**Dataset excerpt**
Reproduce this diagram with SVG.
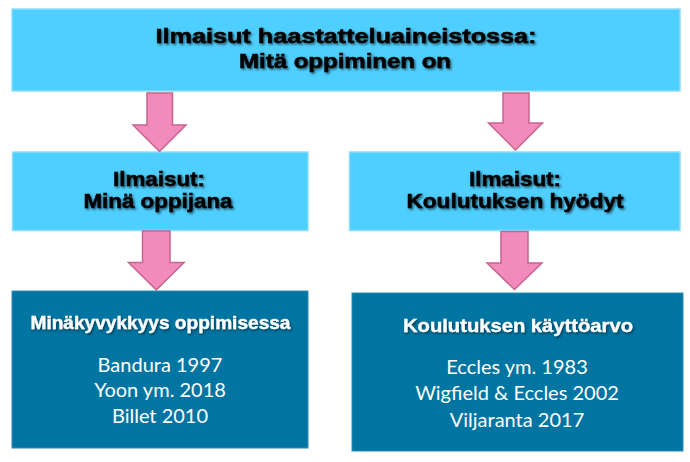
<svg xmlns="http://www.w3.org/2000/svg" width="690" height="462" viewBox="0 0 690 462">
  <defs>
    <filter id="shadowDark" x="-10%" y="-30%" width="120%" height="160%">
      <feDropShadow dx="1.5" dy="1.5" stdDeviation="1.1" flood-color="#000" flood-opacity="0.6"/>
    </filter>
    <filter id="shadowWhite" x="-10%" y="-30%" width="120%" height="160%">
      <feDropShadow dx="1.2" dy="1.5" stdDeviation="1" flood-color="#002030" flood-opacity="0.7"/>
    </filter>
  </defs>
  <style>
    .light { fill: #4FCFFF; stroke: #8ADFFF; stroke-width: 1.5; }
    .dark { fill: #0075A1; stroke: #2C8DB3; stroke-width: 1; }
    .ttl { font-family: "Liberation Sans", Arial, sans-serif; font-weight: bold; fill: #000; stroke: #000; stroke-width: 0.5; text-anchor: middle; filter: url(#shadowDark); }
    .wttl { font-family: "Liberation Sans", Arial, sans-serif; font-weight: bold; fill: #fff; stroke: #fff; stroke-width: 0.3; text-anchor: middle; font-size: 17.5px; filter: url(#shadowWhite); }
    .ref { font-family: Lato, "Open Sans", sans-serif; fill: #fff; text-anchor: middle; font-size: 20px; }
    .arrow { fill: #F28ABB; stroke: #C5648F; stroke-width: 1.5; stroke-linejoin: miter; }
  </style>
  <rect width="690" height="462" fill="#fff"/>

  <g id="top">
    <rect class="light" x="12" y="9" width="668" height="82"/>
    <text class="ttl" x="346" y="42.5" font-size="20" textLength="381" lengthAdjust="spacingAndGlyphs">Ilmaisut haastatteluaineistossa:</text>
    <text class="ttl" x="345" y="67.5" font-size="20" textLength="212" lengthAdjust="spacingAndGlyphs">Mitä oppiminen on</text>
  </g>

  <g id="mid-left">
    <rect class="light" x="12.5" y="152" width="295.5" height="78.5"/>
    <text class="ttl" x="159" y="185.7" font-size="21" textLength="92" lengthAdjust="spacingAndGlyphs">Ilmaisut:</text>
    <text class="ttl" x="158" y="208" font-size="21" textLength="149" lengthAdjust="spacingAndGlyphs">Minä oppijana</text>
  </g>

  <g id="mid-right">
    <rect class="light" x="349.5" y="152" width="330.5" height="78.5"/>
    <text class="ttl" x="515" y="185.7" font-size="21" textLength="92" lengthAdjust="spacingAndGlyphs">Ilmaisut:</text>
    <text class="ttl" x="515" y="208" font-size="21" textLength="217" lengthAdjust="spacingAndGlyphs">Koulutuksen hyödyt</text>
  </g>

  <g id="bottom-left">
    <rect class="dark" x="12" y="291" width="296" height="157"/>
    <text class="wttl" x="160.5" y="328.8" textLength="260" lengthAdjust="spacingAndGlyphs">Minäkyvykkyys oppimisessa</text>
    <text class="ref" x="160" y="371.6">Bandura 1997</text>
    <text class="ref" x="160" y="397.2">Yoon ym. 2018</text>
    <text class="ref" x="160" y="423">Billet 2010</text>
  </g>

  <g id="bottom-right">
    <rect class="dark" x="352" y="293" width="331" height="158"/>
    <text class="wttl" x="518" y="332.2" textLength="230" lengthAdjust="spacingAndGlyphs">Koulutuksen käyttöarvo</text>
    <text class="ref" x="517" y="373.6">Eccles ym. 1983</text>
    <text class="ref" x="517" y="400.2">Wigfield &amp; Eccles 2002</text>
    <text class="ref" x="517" y="427.1">Viljaranta 2017</text>
  </g>

  <g id="connectors">
    <path class="arrow" d="M147,93 H172.5 V125 H186 L159.5,151.5 L133,125 H147 Z"/>
    <path class="arrow" d="M503,93 H529 V123 H542.5 L515.5,150 L488.5,123 H503 Z"/>
    <path class="arrow" d="M142.5,231 H170 V262.5 H184 L156.3,290 L128.5,262.5 H142.5 Z"/>
    <path class="arrow" d="M501,231.5 H528 V263 H542 L514.5,289.5 L487,263 H501 Z"/>
  </g>
</svg>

**Exercise directions**
Repeat the listing in full and exactly. Do not include any images.

**Solution to this exercise**
Reproduce this diagram with SVG.
<svg xmlns="http://www.w3.org/2000/svg" width="690" height="462" viewBox="0 0 690 462">
  <defs>
    <filter id="shadowDark" x="-10%" y="-30%" width="120%" height="160%">
      <feDropShadow dx="1.5" dy="1.5" stdDeviation="1.1" flood-color="#000" flood-opacity="0.6"/>
    </filter>
    <filter id="shadowWhite" x="-10%" y="-30%" width="120%" height="160%">
      <feDropShadow dx="1.2" dy="1.5" stdDeviation="1" flood-color="#002030" flood-opacity="0.7"/>
    </filter>
  </defs>
  <style>
    .light { fill: #4FCFFF; stroke: #8ADFFF; stroke-width: 1.5; }
    .dark { fill: #0075A1; stroke: #2C8DB3; stroke-width: 1; }
    .ttl { font-family: "Liberation Sans", Arial, sans-serif; font-weight: bold; fill: #000; stroke: #000; stroke-width: 0.5; text-anchor: middle; filter: url(#shadowDark); }
    .wttl { font-family: "Liberation Sans", Arial, sans-serif; font-weight: bold; fill: #fff; stroke: #fff; stroke-width: 0.3; text-anchor: middle; font-size: 17.5px; filter: url(#shadowWhite); }
    .ref { font-family: Lato, "Open Sans", sans-serif; fill: #fff; text-anchor: middle; font-size: 20px; }
    .arrow { fill: #F28ABB; stroke: #C5648F; stroke-width: 1.5; stroke-linejoin: miter; }
  </style>
  <rect width="690" height="462" fill="#fff"/>

  <g id="top">
    <rect class="light" x="12" y="9" width="668" height="82"/>
    <text class="ttl" x="346" y="42.5" font-size="20" textLength="381" lengthAdjust="spacingAndGlyphs">Ilmaisut haastatteluaineistossa:</text>
    <text class="ttl" x="345" y="67.5" font-size="20" textLength="212" lengthAdjust="spacingAndGlyphs">Mitä oppiminen on</text>
  </g>

  <g id="mid-left">
    <rect class="light" x="12.5" y="152" width="295.5" height="78.5"/>
    <text class="ttl" x="159" y="185.7" font-size="21" textLength="92" lengthAdjust="spacingAndGlyphs">Ilmaisut:</text>
    <text class="ttl" x="158" y="208" font-size="21" textLength="149" lengthAdjust="spacingAndGlyphs">Minä oppijana</text>
  </g>

  <g id="mid-right">
    <rect class="light" x="349.5" y="152" width="330.5" height="78.5"/>
    <text class="ttl" x="515" y="185.7" font-size="21" textLength="92" lengthAdjust="spacingAndGlyphs">Ilmaisut:</text>
    <text class="ttl" x="515" y="208" font-size="21" textLength="217" lengthAdjust="spacingAndGlyphs">Koulutuksen hyödyt</text>
  </g>

  <g id="bottom-left">
    <rect class="dark" x="12" y="291" width="296" height="157"/>
    <text class="wttl" x="160.5" y="328.8" textLength="260" lengthAdjust="spacingAndGlyphs">Minäkyvykkyys oppimisessa</text>
    <text class="ref" x="160" y="371.6">Bandura 1997</text>
    <text class="ref" x="160" y="397.2">Yoon ym. 2018</text>
    <text class="ref" x="160" y="423">Billet 2010</text>
  </g>

  <g id="bottom-right">
    <rect class="dark" x="352" y="293" width="331" height="158"/>
    <text class="wttl" x="518" y="332.2" textLength="230" lengthAdjust="spacingAndGlyphs">Koulutuksen käyttöarvo</text>
    <text class="ref" x="517" y="373.6">Eccles ym. 1983</text>
    <text class="ref" x="517" y="400.2">Wigfield &amp; Eccles 2002</text>
    <text class="ref" x="517" y="427.1">Viljaranta 2017</text>
  </g>

  <g id="connectors">
    <path class="arrow" d="M147,93 H172.5 V125 H186 L159.5,151.5 L133,125 H147 Z"/>
    <path class="arrow" d="M503,93 H529 V123 H542.5 L515.5,150 L488.5,123 H503 Z"/>
    <path class="arrow" d="M142.5,231 H170 V262.5 H184 L156.3,290 L128.5,262.5 H142.5 Z"/>
    <path class="arrow" d="M501,231.5 H528 V263 H542 L514.5,289.5 L487,263 H501 Z"/>
  </g>
</svg>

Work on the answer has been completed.